If the dark sector has internal forces and particles analogous to the standard model, why haven't we detected any of them? The null results from dark matter detection experiments are significant. They don't rule out a complex dark sector, but they constrain it. Where exactly is the boundary between "dark matter is too simple to support complexity" and "dark matter is complex but we simply haven't looked in the right way yet"?
Is gravity a sufficient communication medium for contact between baryonic and dark sector intelligences, and if so, what would a meaningful gravitational signal from an organised dark source actually look like? As gravitational wave astronomy expands, this question shifts from purely philosophical to potentially empirical — but the analysis frameworks for detecting "organised" versus "natural" gravitational signals don't exist yet.

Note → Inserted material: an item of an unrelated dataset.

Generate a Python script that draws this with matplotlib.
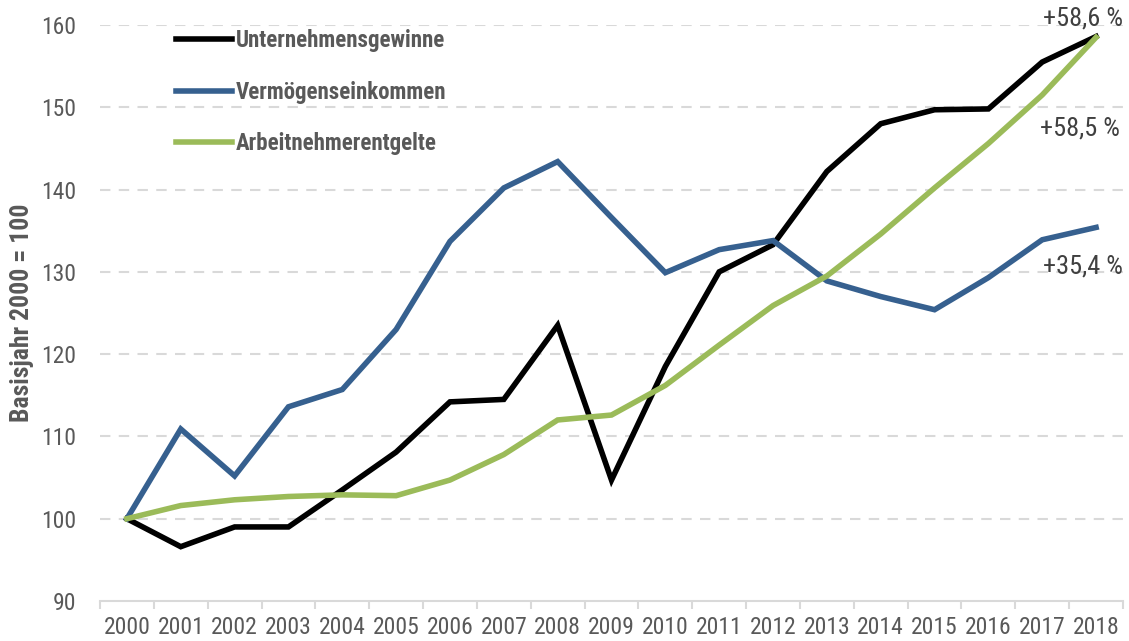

If dark matter civilisations predate baryonic life by billions of years, would they be aware of us? And would our invisibility to them mirror their invisibility to us — a mutual blindness written into the structure of the cosmos by the segregation of forces? The symmetry is philosophically striking: two kinds of organised matter, sharing a universe, unable to perceive each other except through the weakest of all couplings.
Finally — and this one sits at the intersection of physics, philosophy, and something almost theological — if the universe contains forms of organised complexity that are constitutionally undetectable by us, does that change the meaning of the question "are we alone?" We would be empirically alone in the baryonic sector, and yet surrounded, permeated, outnumbered by something we cannot name and will never directly observe. Is that solitude? Is it company? The universe, it turns out, may contain silences far deeper and stranger than the one that troubled Fermi.